Im Gegensatz dazu hat die Biden-Administration, die erst kürzlich eine Pentagon-Task Force zur Überarbeitung der militärischen Strategien gegen China eingesetzt hat, weiterhin aggressive ökonomische Maßnahmen gegen China im Visier. Dies laufe »dem europäischen Wunsch, die wirtschaftlichen und kommerziellen Beziehungen zu China aufrechtzuerhalten, diametral entgegen«, urteilt beispielsweise der Europa-Direktor des Washingtoner Think-Tanks Carnegie Endowment, Erik Brattberg.
Strafzölle und »Buy American«
Transatlantische Streitigkeiten dauern nicht zuletzt in den Handelsbeziehungen an. So drängt die EU die Biden-Administration bislang vergeblich, die Strafzölle aufzuheben, die die Trump-Administration gegen Einfuhren aus der Union verhängt hat: Diese sind unverändert in Kraft. Es kommt hinzu, daß USA-Präsident Biden in einer seiner ersten Amtshandlungen eine Verordnung erlassen hat, die den Grundsatz, daß USA-Regierungsbehörden nur im eigenen Land produzierte Waren und nur US-amerikanische Dienstleistungen erwerben sollen, noch strikter faßt als zuvor: Der bisher zulässige Anteil im Ausland produzierter Bauteile an den entsprechenden Waren wird reduziert; Ausnahmegenehmigungen sollen ebenfalls noch seltener erteilt werden als bereits zuvor.

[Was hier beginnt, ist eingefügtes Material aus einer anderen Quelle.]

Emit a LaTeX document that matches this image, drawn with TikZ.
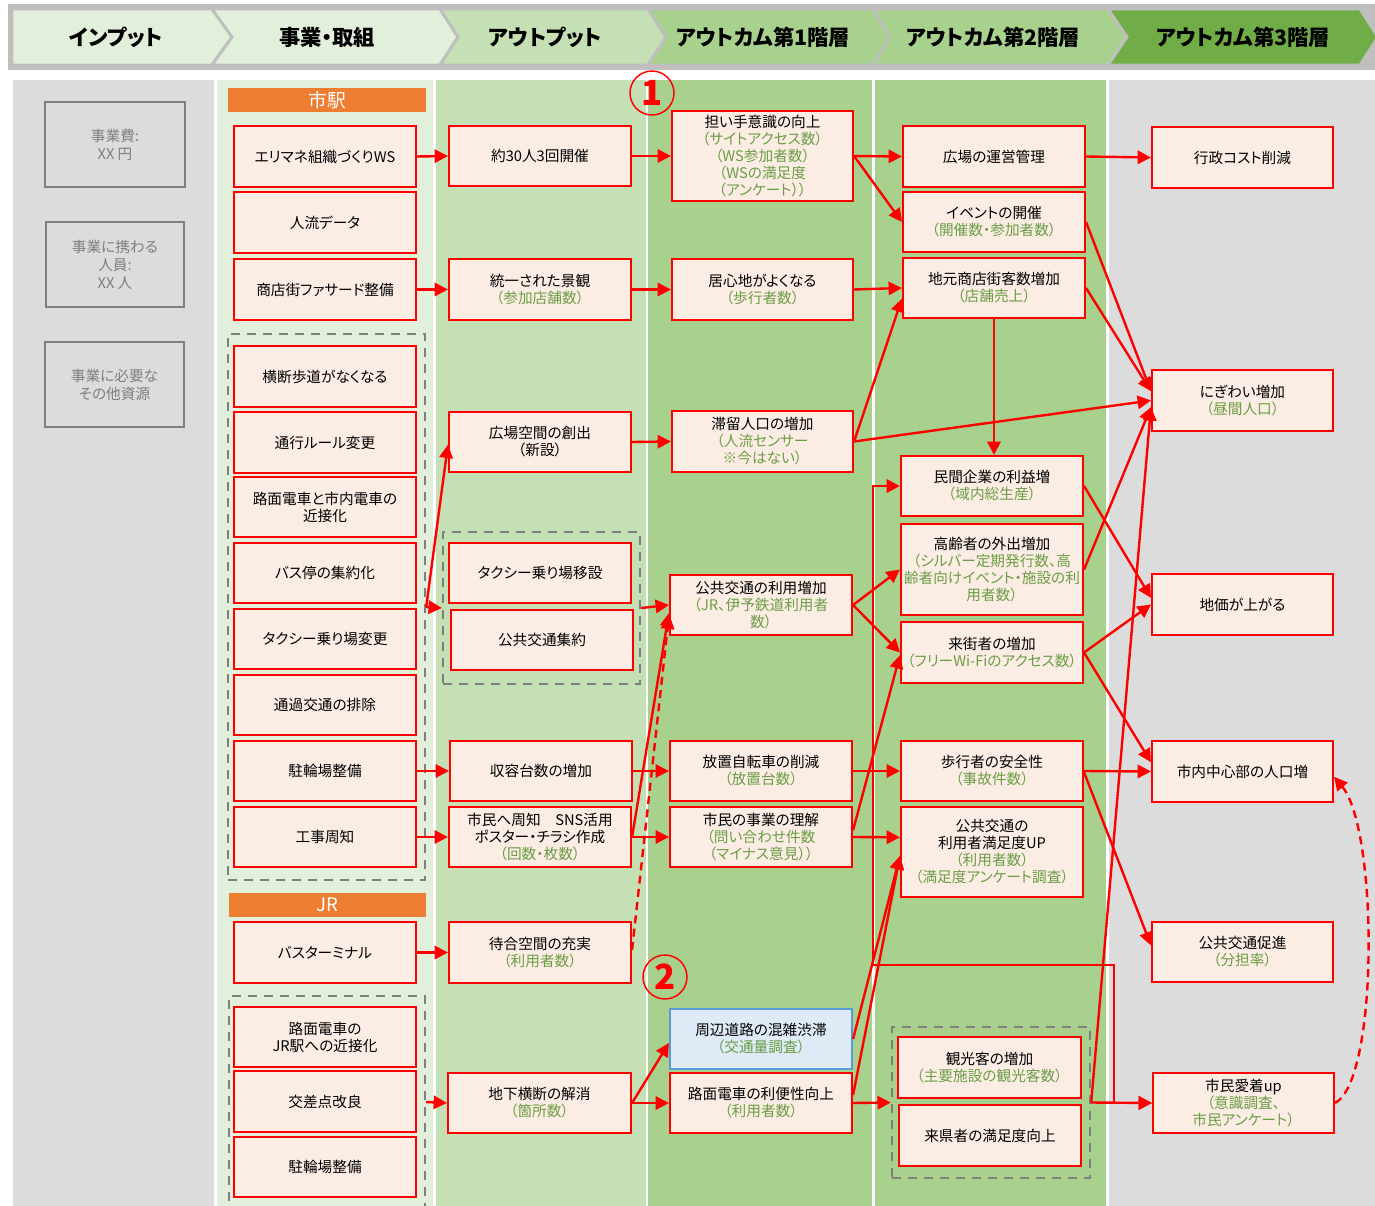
\documentclass[tikz,border=0pt]{standalone}
\usepackage{fontspec}
\setmainfont{Noto Sans CJK JP}[RawFeature=+palt]
\usetikzlibrary{arrows.meta,calc}
\definecolor{bxfill}{HTML}{FBECE4}
\definecolor{bxred}{HTML}{FF0000}
\definecolor{tgreen}{HTML}{6A9E45}
\definecolor{colgray}{HTML}{DCDCDC}
\definecolor{colA}{HTML}{E2EFDA}
\definecolor{colB}{HTML}{C5E0B4}
\definecolor{colC}{HTML}{A9D18E}
\definecolor{colD}{HTML}{70AD47}
\definecolor{hdrgray}{HTML}{BFBFBF}
\definecolor{grpgray}{HTML}{7F7F7F}
\definecolor{orng}{HTML}{ED7D31}
\definecolor{bfill}{HTML}{DEEBF7}
\definecolor{bline}{HTML}{5B9BD5}
\newcommand\grn[1]{\textcolor{tgreen}{#1}}
\newcommand\BX[6][]{\node[box,#1,minimum width={(#4-#2)*0.75pt},minimum height={(#5-#3)*0.75pt}] (#6) at ({(#2+#4)/2},{(#3+#5)/2})}
\begin{document}
\begin{tikzpicture}[x=0.75pt,y=-0.75pt,>={Triangle[length=10pt,width=10pt]},
  box/.style={draw=bxred, fill=bxfill, line width=1.6pt, inner sep=0pt, align=center, font=\fontsize{11}{12.75}\selectfont},
  inbox/.style={fill=colgray, draw=grpgray, line width=1.2pt, text=grpgray, font=\fontsize{11}{13.5}\selectfont},
  grp/.style={fill=none, draw=grpgray, line width=1.8pt, dash pattern=on 7pt off 5pt},
  obar/.style={fill=orng, draw=none, text=white, font=\fontsize{14}{16}\selectfont},
  bluebox/.style={fill=bfill, draw=bline},
  hdr/.style={font=\fontsize{16}{18}\selectfont\bfseries, inner sep=0pt},
  chev/.style={draw=hdrgray, line width=2.2pt},
  arr/.style={draw=bxred, line width=1.8pt, ->},
  mark/.style={}, 
  numc/.style={circle, draw=bxred, line width=1.1pt, minimum size=33pt, inner sep=0pt, text=bxred, font=\fontsize{26}{26}\selectfont\bfseries}
]
\useasboundingbox (0,0) rectangle (1375,1206);
\clip (0,0) rectangle (1375,1206);
% column backgrounds
\fill[colgray] (13,80) rectangle (214,1206);
\fill[colA] (217,80) rectangle (433,1206);
\fill[colB] (436,80) rectangle (646,1206);
\fill[colC] (648,80) rectangle (872,1206);
\fill[colC] (875,80) rectangle (1106,1206);
\fill[colgray] (1109,80) rectangle (1375,1206);
% header
\fill[hdrgray] (8,4) rectangle (1375,70);
\filldraw[chev, fill=colA] (12,9) -- (212,9) -- (232,37) -- (212,65) -- (12,65) -- cycle;
\filldraw[chev, fill=colA] (212,9) -- (440,9) -- (458,37) -- (440,65) -- (212,65) -- (232,37) -- cycle;
\filldraw[chev, fill=colB] (440,9) -- (648,9) -- (666,37) -- (648,65) -- (440,65) -- (458,37) -- cycle;
\filldraw[chev, fill=colC] (648,9) -- (873,9) -- (890,37) -- (873,65) -- (648,65) -- (666,37) -- cycle;
\filldraw[chev, fill=colC] (873,9) -- (1108,9) -- (1127,37) -- (1108,65) -- (873,65) -- (890,37) -- cycle;
\filldraw[chev, fill=colD] (1108,9) -- (1360,9) -- (1378,37) -- (1360,65) -- (1108,65) -- (1127,37) -- cycle;
\node[hdr] (h1) at (116,37) {インプット};
\node[hdr] (h2) at (327,37) {事業・取組};
\node[hdr] (h3) at (545,37) {アウトプット};
\node[hdr] (h4) at (763,37) {アウトカム第1階層};
\node[hdr] (h5) at (993,37) {アウトカム第2階層};
\node[hdr] (h6) at (1243,37) {アウトカム第3階層};
% input column
\BX[inbox]{45}{102}{185}{187}{i1}{事業費:\\XX 円};
\BX[inbox]{46}{222}{184}{307}{i2}{事業に携わる\\人員:\\XX 人};
\BX[inbox]{45}{342}{184}{427}{i3}{事業に必要な\\その他資源};
% groups
\BX[grp]{228}{334}{425}{880}{g1}{};
\BX[grp]{229}{996}{425}{1208}{g2}{};
\BX[grp]{443}{532}{640}{684}{g3}{};
\BX[grp]{892}{1027}{1090}{1178}{g4}{};
% orange bars
\BX[obar]{228}{88}{426}{112}{o1}{市駅};
\BX[obar]{229}{893}{426}{917}{o2}{JR};
% column 2
\BX{234}{126}{416}{187}{a1}{エリマネ組織づくりWS};
\BX{234}{192}{416}{253}{a2}{人流データ};
\BX{234}{259}{416}{320}{a3}{商店街ファサード整備};
\BX{234}{346}{416}{407}{a4}{横断歩道がなくなる};
\BX{234}{412}{416}{473}{a5}{通行ルール変更};
\BX{234}{477}{416}{537}{a6}{路面電車と市内電車の\\近接化};
\BX{234}{543}{416}{603}{a7}{バス停の集約化};
\BX{234}{609}{416}{669}{a8}{タクシー乗り場変更};
\BX{234}{675}{416}{735}{a9}{通過交通の排除};
\BX{234}{741}{416}{801}{a10}{駐輪場整備};
\BX{234}{807}{416}{867}{a11}{工事周知};
\BX{234}{922}{416}{983}{a12}{バスターミナル};
\BX{234}{1007}{416}{1067}{a13}{路面電車の\\JR駅への近接化};
\BX{234}{1071}{416}{1132}{a14}{交差点改良};
\BX{234}{1137}{416}{1197}{a15}{駐輪場整備};
% column 3
\BX{449}{126}{631}{186}{b1}{約30人3回開催};
\BX{449}{259}{631}{320}{b2}{統一された景観\\\grn{（参加店舗数）}};
\BX{449}{412}{631}{472}{b3}{広場空間の創出\\（新設）};
\BX{449}{543}{631}{603}{b4}{タクシー乗り場移設};
\BX{451}{610}{633}{670}{b5}{公共交通集約};
\BX{450}{741}{632}{801}{b6}{収容台数の増加};
\BX{449}{807}{631}{867}{b7}{市民へ周知　SNS活用\\ポスター・チラシ作成\\\grn{（回数・枚数）}};
\BX{449}{922}{631}{983}{b8}{待合空間の充実\\\grn{（利用者数）}};
\BX{448}{1073}{631}{1133}{b9}{地下横断の解消\\\grn{（箇所数）}};
% column 4
\BX{672}{111}{853}{201}{c1}{担い手意識の向上\\\grn{（サイトアクセス数）}\\\grn{（WS参加者数）}\\\grn{（WSの満足度}\\\grn{（アンケート））}};
\BX{672}{259}{853}{320}{c2}{居心地がよくなる\\\grn{（歩行者数）}};
\BX{672}{411}{853}{472}{c3}{滞留人口の増加\\\grn{（人流センサー}\\\grn{※今はない）}};
\BX{670}{575}{852}{635}{c4}{公共交通の利用増加\\\grn{（JR、伊予鉄道利用者}\\\grn{数）}};
\BX{670}{741}{852}{801}{c5}{放置自転車の削減\\\grn{（放置台数）}};
\BX{670}{807}{852}{867}{c6}{市民の事業の理解\\\grn{（問い合わせ件数}\\\grn{（マイナス意見））}};
\BX[bluebox]{670}{1009}{852}{1069}{c7}{周辺道路の混雑渋滞\\\grn{（交通量調査）}};
\BX{670}{1073}{852}{1133}{c8}{路面電車の利便性向上\\\grn{（利用者数）}};
% column 5
\BX{903}{126}{1085}{187}{d1}{広場の運営管理};
\BX{903}{192}{1085}{252}{d2}{イベントの開催\\\grn{（開催数・参加者数）}};
\BX{903}{258}{1085}{318}{d3}{地元商店街客数増加\\\grn{（店舗売上）}};
\BX{901}{456}{1083}{516}{d4}{民間企業の利益増\\\grn{（域内総生産）}};
\BX{901}{524}{1083}{615}{d5}{高齢者の外出増加\\\grn{（シルバー定期発行数、高}\\\grn{齢者向けイベント・施設の利}\\\grn{用者数）}};
\BX{901}{622}{1083}{683}{d6}{来街者の増加\\\grn{（フリーWi-Fiのアクセス数）}};
\BX{901}{741}{1083}{801}{d7}{歩行者の安全性\\\grn{（事故件数）}};
\BX{901}{807}{1083}{897}{d8}{公共交通の\\利用者満足度UP\\\grn{（利用者数）}\\\grn{（満足度アンケート調査）}};
\BX{898}{1037}{1081}{1098}{d9}{観光客の増加\\\grn{（主要施設の観光客数）}};
\BX{899}{1105}{1081}{1166}{d10}{来県者の満足度向上};
% column 6
\BX{1152}{127}{1333}{188}{e1}{行政コスト削減};
\BX{1152}{370}{1333}{431}{e2}{にぎわい増加\\\grn{（昼間人口）}};
\BX{1152}{574}{1333}{635}{e3}{地価が上がる};
\BX{1152}{741}{1333}{802}{e4}{市内中心部の人口増};
\BX{1152}{922}{1333}{982}{e5}{公共交通促進\\\grn{（分担率）}};
\BX{1153}{1073}{1334}{1133}{e6}{市民愛着up\\\grn{（意識調査、}\\\grn{市民アンケート）}};
% number marks
\node[numc] (m1) at (652,93) {1};
\node[numc] (m2) at (665,977) {2};
% elbow coordinates
\coordinate (k1) at (873,965);
\coordinate (k2) at (1114,965);
% connectors
\draw[arr] (a1.east) -- (b1.west);
\draw[arr] (b1.east) -- (c1.west);
\draw[arr] (c1.east) -- (d1.west);
\draw[arr] (c1.east) -- (d2.west);
\draw[arr] (d1.east) -- (e1.west);
\draw[arr] (a3.east) -- (b2.west);
\draw[arr] (b2.east) -- (c2.west);
\draw[arr] (c2.east) -- (d3.west);
\draw[arr] (g1.east) -- (g3.west);
\draw[arr] (g1.east) -- ([yshift=-2pt]b3.west);
\draw[arr] (b3.east) -- (c3.west);
\draw[arr] (c3.east) -- ([yshift=-8pt]d3.west);
\draw[arr] (c3.east) -- (e2.west);
\draw[arr] (d2.east) -- ([yshift=7pt]e2.west);
\draw[arr] (d3.east) -- ([yshift=7pt]e2.west);
\draw[arr] (d3.south) -- (d3.south |- d4.north);
\draw[arr] (a10.east) -- (b6.west);
\draw[arr] (a11.east) -- (b7.west);
\draw[arr] (b6.east) -- (c5.west);
\draw[arr] (b7.east) -- (c6.west);
\draw[arr] (g3.east) -- (c4.west);
\draw[arr] (b7.east) -- ([yshift=-6pt]c4.west);
\draw[arr, dash pattern=on 6pt off 4pt] ([yshift=2pt]b8.east) -- ([yshift=-8pt]c4.west);
\draw[arr] (c4.east) -- (d5.west);
\draw[arr] (c4.east) -- (d6.west);
\draw[arr] (c5.east) -- (d7.west);
\draw[arr] (c6.east) -- ([yshift=11pt]d8.west);
\draw[arr] ([yshift=5pt]c6.east) -- ([yshift=-2pt]d6.west);
\draw[arr] (c7.east) -- ([yshift=-3pt]d8.west);
\draw[arr] ([yshift=6pt]c8.east) -- ([yshift=-3pt]d8.west);
\draw[arr] (c8.east) -- (g4.west);
\draw[arr] (b9.east) -- (c8.west);
\draw[arr] (b9.east) -- ([yshift=-3pt]c7.west);
\draw[arr] (g2.east) -- (b9.west);
\draw[arr] (a12.east) -- (b8.west);
\draw[arr] (d4.east) -- ([yshift=5pt]e3.west);
\draw[arr] (d5.east) -- ([yshift=-5pt]e2.west);
\draw[arr] (d6.east) -- (e3.west);
\draw[arr] (d6.east) -- ([yshift=7pt]e4.west);
\draw[arr] (d7.east) -- (e4.west);
\draw[arr] ([yshift=-1pt]d7.east) -- ([yshift=5pt]e5.west);
\draw[arr] (g4.east) -- (e6.west);
\draw[arr] (g4.east) -- ([yshift=-5pt]e2.west);
\draw[arr, <->] (d4.west) -| (k1) -- (k2) |- (e6.west);
\draw[arr, dash pattern=on 6pt off 4pt] (e6.east) .. controls ($(e6.east)+(44,-23)$) and ($(e4.east)+(44,58)$) .. ([yshift=-4pt]e4.east);
\end{tikzpicture}
\end{document}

Bidens Verschärfung des »Buy American Act« stößt in Berlin und Brüssel auf schweren Unmut – nicht zuletzt, da das betroffene Auftragsvolumen auf stolze 600 Milliarden US-Dollar geschätzt wird. Vergangenen Donnerstag bekräftigte Valdis Dombrovskis, Vizepräsident der EU-Kommission, Brüssel werde genau »prüfen«, ob Bidens »Buy American«-Praktiken den Regeln der WTO entsprächen. Am Freitag hat nun darüber hinaus der Berliner Regierungskoordinator für die transatlantischen Beziehungen, Peter Beyer, gefordert, »die Zeit der Strafzölle« müsse »ein Ende haben«: »Ich erwarte, daß hier bald richtig Tempo gemacht wird.« Die gewünschte Entspannung ist freilich noch nicht in Sicht.